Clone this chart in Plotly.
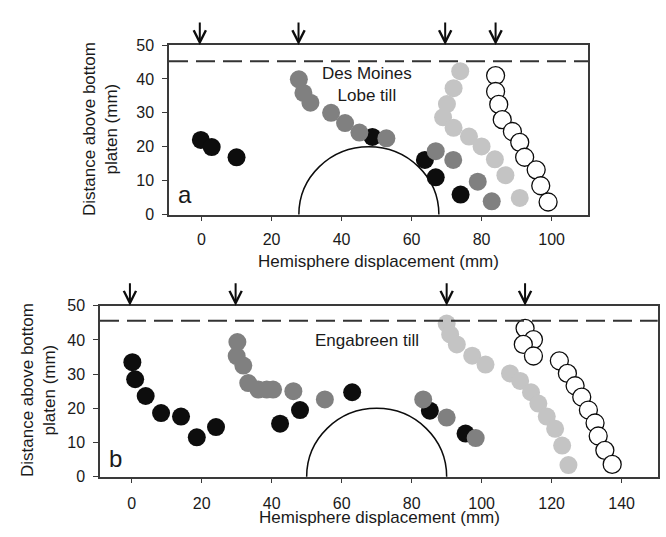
import plotly.graph_objects as go

# ---------------- data: panel a (Des Moines Lobe till) ----------------
a_black_x = [-0.2, 2.9, 10.0, 48.8, 63.8, 66.9, 74.0]
a_black_y = [22.0, 19.9, 16.9, 22.9, 16.1, 11.0, 5.9]
a_dark_x = [27.8, 29.1, 31.1, 37.0, 41.0, 45.1, 52.8, 66.9, 71.9, 78.9, 82.9]
a_dark_y = [39.9, 35.9, 33.0, 30.0, 27.0, 24.2, 22.5, 18.7, 16.1, 9.7, 3.9]
a_light_x = [73.9, 72.0, 70.1, 69.0, 72.0, 76.4, 80.0, 83.8, 86.8, 90.9]
a_light_y = [42.3, 37.3, 32.6, 28.7, 25.6, 23.0, 20.1, 16.3, 11.6, 4.9]
a_open_x = [84.0, 84.0, 84.9, 85.9, 88.8, 90.9, 92.3, 95.6, 96.9, 99.0]
a_open_y = [41.0, 36.3, 32.5, 28.0, 24.5, 21.3, 16.9, 13.2, 8.5, 3.7]
a_arrows = [-0.5, 27.7, 69.6, 84.0]
a_dash_y = 45.2
a_hemi_center = 47.8
a_xrange = [-9.3, 110.4]
a_xticks = [0, 20, 40, 60, 80, 100]

# ---------------- data: panel b (Engabreen till) ----------------
b_black_x = [0.2, 1.0, 4.0, 8.4, 14.1, 18.6, 24.1, 42.4, 48.1, 63.0, 85.2, 95.4]
b_black_y = [33.5, 28.5, 23.6, 18.6, 17.6, 11.5, 14.5, 15.5, 19.5, 24.7, 19.3, 12.6]
b_dark_x = [30.2, 30.0, 31.9, 33.3, 36.2, 38.6, 40.4, 46.2, 55.2, 83.3, 90.0, 98.3]
b_dark_y = [39.4, 35.3, 32.5, 27.4, 25.5, 25.5, 25.5, 25.0, 22.6, 22.6, 17.3, 11.3]
b_light_x = [90.0, 91.0, 92.9, 97.3, 101.1, 108.1, 111.0, 114.1, 116.2, 118.6, 121.0, 123.0, 124.8]
b_light_y = [44.8, 41.6, 38.7, 35.4, 32.8, 30.2, 28.0, 24.7, 21.4, 17.6, 14.0, 9.1, 3.4]
b_open_x = [112.4, 114.8, 111.9, 114.8, 122.2, 124.5, 126.7, 128.6, 130.5, 132.4, 133.3, 135.2, 137.3]
b_open_y = [43.4, 40.1, 38.7, 35.3, 33.9, 30.2, 26.6, 23.3, 19.5, 15.7, 11.9, 7.7, 3.6]
b_arrows = [-0.5, 29.7, 90.0, 112.4]
b_dash_y = 45.6
b_hemi_center = 70.0
b_xrange = [-9.05, 150.3]
b_xticks = [0, 20, 40, 60, 80, 100, 120, 140]

hemi_radius = 20.0
yrange = [0, 50]
yticks = [0, 10, 20, 30, 40, 50]

FONT = "Liberation Sans, Arial, Helvetica, sans-serif"
TXT = "#1a1a1a"
AX = "#3a3a3a"
BLACK = "#0d0d0d"
DARK = "#808080"
LIGHT = "#c4c4c4"
MS = 18

fig = go.Figure()

def add_series(xs, ys, xa, ya, fill, open_=False):
    fig.add_trace(go.Scatter(
        x=xs, y=ys, mode="markers", xaxis=xa, yaxis=ya, hoverinfo="skip",
        marker=dict(size=MS, color="white" if open_ else fill,
                    line=dict(color=BLACK if open_ else fill, width=1.3 if open_ else 0)),
    ))

for suffix, xa, ya in [("a", "x", "y"), ("b", "x2", "y2")]:
    d = globals()
    add_series(d[suffix + "_light_x"], d[suffix + "_light_y"], xa, ya, LIGHT)
    add_series(d[suffix + "_black_x"], d[suffix + "_black_y"], xa, ya, BLACK)
    add_series(d[suffix + "_dark_x"], d[suffix + "_dark_y"], xa, ya, DARK)
    add_series(d[suffix + "_open_x"], d[suffix + "_open_y"], xa, ya, BLACK, open_=True)

axis_common = dict(
    showline=True, linecolor=AX, linewidth=1.5, mirror=True,
    ticks="outside", ticklen=5, tickwidth=1.2, tickcolor=AX,
    showgrid=False, zeroline=False,
    tickfont=dict(family=FONT, size=16, color=TXT),
)

fig.update_layout(
    width=666, height=537,
    margin=dict(l=0, r=0, t=0, b=0),
    paper_bgcolor="white", plot_bgcolor="white",
    showlegend=False,
    font=dict(family=FONT, size=16, color=TXT),
    xaxis=dict(domain=[169 / 666, 588 / 666], range=a_xrange, tickvals=a_xticks,
               anchor="y", ticklabelstandoff=5, **axis_common),
    yaxis=dict(domain=[1 - 213.3 / 537, 1 - 38.3 / 537], range=yrange, tickvals=yticks,
               anchor="x", ticklabelstandoff=5, **axis_common),
    xaxis2=dict(domain=[100 / 666, 657.7 / 666], range=b_xrange, tickvals=b_xticks,
                anchor="y2", ticklabelstandoff=6, **axis_common),
    yaxis2=dict(domain=[1 - 484 / 537, 1 - 307.5 / 537], range=yrange, tickvals=yticks,
                anchor="x2", ticklabelstandoff=5, **axis_common),
)

# hemispheres (circles clipped by the plot area) and dashed lines
for xr, yr, c in [("x", "y", a_hemi_center), ("x2", "y2", b_hemi_center)]:
    fig.add_shape(type="circle", xref=xr, yref=yr,
                  x0=c - hemi_radius, x1=c + hemi_radius,
                  y0=-hemi_radius, y1=hemi_radius,
                  line=dict(color=BLACK, width=1.5), layer="below")
for xr, yr, yv in [("x domain", "y", a_dash_y), ("x2 domain", "y2", b_dash_y)]:
    fig.add_shape(type="line", xref=xr, yref=yr, x0=0, x1=1, y0=yv, y1=yv,
                  line=dict(color="#333333", width=2, dash="19px,8px"), layer="above")

# arrows above the panels
for xr, yr, arr in [("x", "y", a_arrows), ("x2", "y2", b_arrows)]:
    for xv in arr:
        fig.add_annotation(x=xv, y=yrange[1], xref=xr, yref=yr, text="",
                           showarrow=True, ax=0, ay=-24, arrowhead=5,
                           arrowsize=1.2, arrowwidth=2, arrowcolor=BLACK, standoff=0)

# in-panel text
fig.add_annotation(x=47.4, y=38.4, xref="x", yref="y", text="Des Moines<br>Lobe till",
                   showarrow=False, xanchor="center", yanchor="middle",
                   font=dict(family=FONT, size=17, color=TXT))
fig.add_annotation(x=67.2, y=39.7, xref="x2", yref="y2", text="Engabreen till",
                   showarrow=False, xanchor="center", yanchor="middle",
                   font=dict(family=FONT, size=17, color=TXT))
fig.add_annotation(x=-4.8, y=5.8, xref="x", yref="y", text="a",
                   showarrow=False, xanchor="center", yanchor="middle",
                   font=dict(family=FONT, size=24, color=TXT))
fig.add_annotation(x=-4.5, y=5.4, xref="x2", yref="y2", text="b",
                   showarrow=False, xanchor="center", yanchor="middle",
                   font=dict(family=FONT, size=24, color=TXT))

# axis titles
xtitle = "Hemisphere displacement (mm)"
ytitle = "Distance above bottom<br>platen (mm)"
title_font = dict(family=FONT, size=17, color=TXT)
fig.add_annotation(x=378.5 / 666, y=1 - 262 / 537, xref="paper", yref="paper",
                   xanchor="center", yanchor="middle",
                   text=xtitle, showarrow=False, font=title_font)
fig.add_annotation(x=379 / 666, y=0, xref="paper", yref="paper",
                   xanchor="center", yanchor="bottom", borderpad=0,
                   text=xtitle, showarrow=False, font=title_font)
fig.add_annotation(x=100.5 / 666, y=1 - 125.5 / 537, xref="paper", yref="paper",
                   xanchor="center", yanchor="middle",
                   text=ytitle, textangle=-90, showarrow=False, font=title_font)
fig.add_annotation(x=38.5 / 666, y=1 - 395 / 537, xref="paper", yref="paper",
                   xanchor="center", yanchor="middle",
                   text=ytitle, textangle=-90, showarrow=False, font=title_font)

fig.write_html("out.html")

STATED TASK: Return nothing but the lines running from the start of the data to the line with "import plotly.graph_objects as go", please, both ends included and no pictures.

SOLUTION TO THIS EXERCISE:
Clone this chart in Plotly.
import plotly.graph_objects as go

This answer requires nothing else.